Уфимский Иван Иванович
Уфимский купец Иван Иванович не убежал из города с другими буржуями, но остался на своем наблюдательном пункте, в лавке, с определенной целью: заниматься по приходе советских войск спекуляцией и провокацией.
Одним из важнейших свойств, отличающих купца Ивана Ивановича от других животных, является дар речи, дар слова.
Иван Иванович пользуется в самом широком смысле этим свойством и злоупотребляет свободой слова при каждой возможности.
Его дар слова имеет в уфимской жизни громадное значение.
Этот дар не касается того, что он говорит дома, в семейном кругу, а лишь того, что говорит он как гражданин в общественном месте, на базаре, в чайных, в кофейных, у парикмахеров и в своей лавке.

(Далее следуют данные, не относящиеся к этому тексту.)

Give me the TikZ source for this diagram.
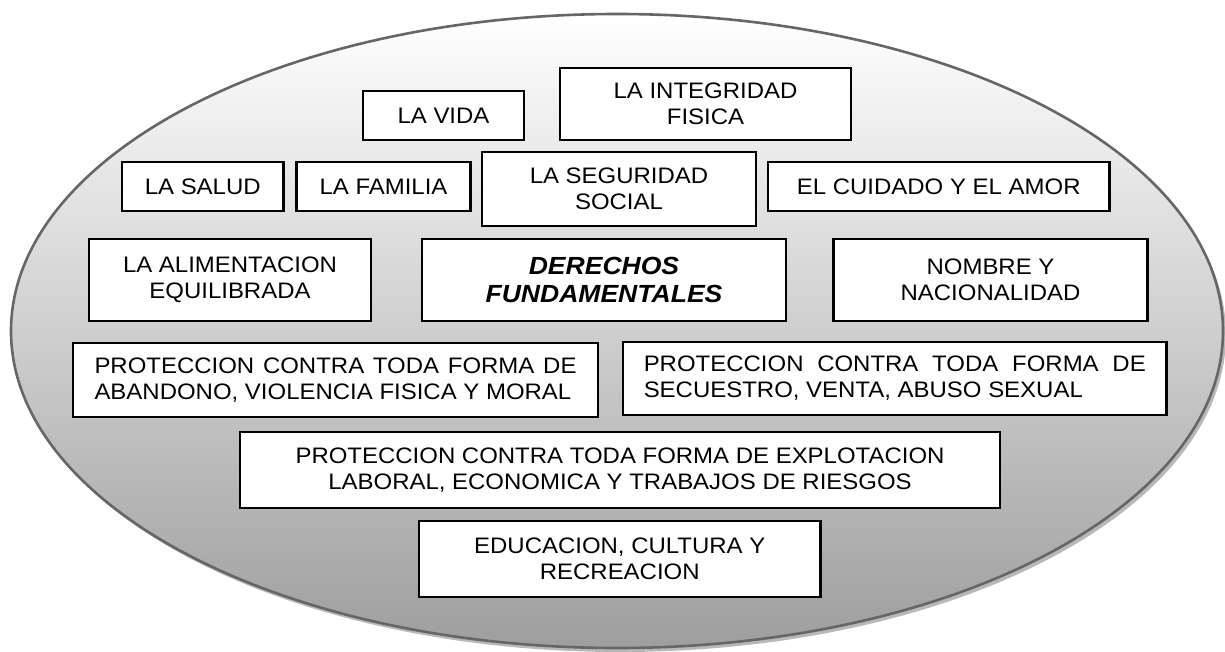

Он действует так, чтобы было незаметно, что он сам провокатор, распространяющий ложные слухи с намерением внести панику или образовать новые контрреволюционные элементы и врагов Советской власти.
Он никогда не скажет прямо: «Я узнал то и то». Он говорит, что «это слыхал», что «это где-то читал».
Он остался в Уфе, чтобы по возможности побольше учинить вреда Советской власти, и действует через публику.
Он идет на базар и разговаривает с торговцами с видом человека, интересующегося капустой, мукой, мясом, салом.
— Вот, — говорит он, осматривая поросенка, — Бугульму взяли белые обратно, и поэтому запрещен выезд в Симбирск.
Он знает психологию базарных торговцев, этой темной массы мелкой буржуазии и деревенских кулаков, которые верят всем идиотским слухам, если только в них есть кое-что неприятное для Советской власти.
— Слава тебе, господи, — скажет какая-нибудь старушка, прислушиваясь, и бежит домой, чтобы в кругу темных баб, как попугай, дальше распространять идиотские, провокаторские мысли Ивана Ивановича.
Иван Иванович идет к парикмахеру.
— Сегодня ночью, — сообщает он тихим голосом, — был хороший мороз.
После этой невредной увертюры продолжает:
— Интересно, как далеко за таким морозом слышно стрельбу орудий. Так близко было слышно стрельбу, что сразу подумал, что белые не дальше пятнадцати верст от города.
Иван Иванович хорошо знает, что у парикмахера ждет своей очереди такой же враг Советской власти, как он, купец Захаров, который обязательно своим знакомым скажет: «Наши пятнадцать верст от Уфы» — и потом прибавляет равнодушно:
— Сегодня привезли много раненых.
Исполнив в парикмахерской свою провокаторскую задачу, Иван Иванович идет в кофейную. Знает, что там сидят и болтают бывшие буржуа, у которых предприятия взяты на учет.
Этим приносит большую новость: «Дутов взял Казань и Петроград занят союзниками».
Все знают, что это идиотство, но все-таки на них действует эта глупая болтовня очень приятно.
Иван Иванович с невозмутимым видом продолжает, что Дутов арестовал Совет Народных Комиссаров, что он это слыхал на вокзале.
Все опять знают, что Дутов разбит под Оренбургом, но это им не мешает распространять все эти провокационные слухи по городу, в среде врагов Советской власти.
Вы слышите сегодня, что занят Бирск, завтра Стерлитамак, и не знаете: или смеяться над идиотами, или взять револьвер и пустить им пулю в лоб.
Это последнее, по-моему, есть самое лучшее средство борьбы с провокаторами.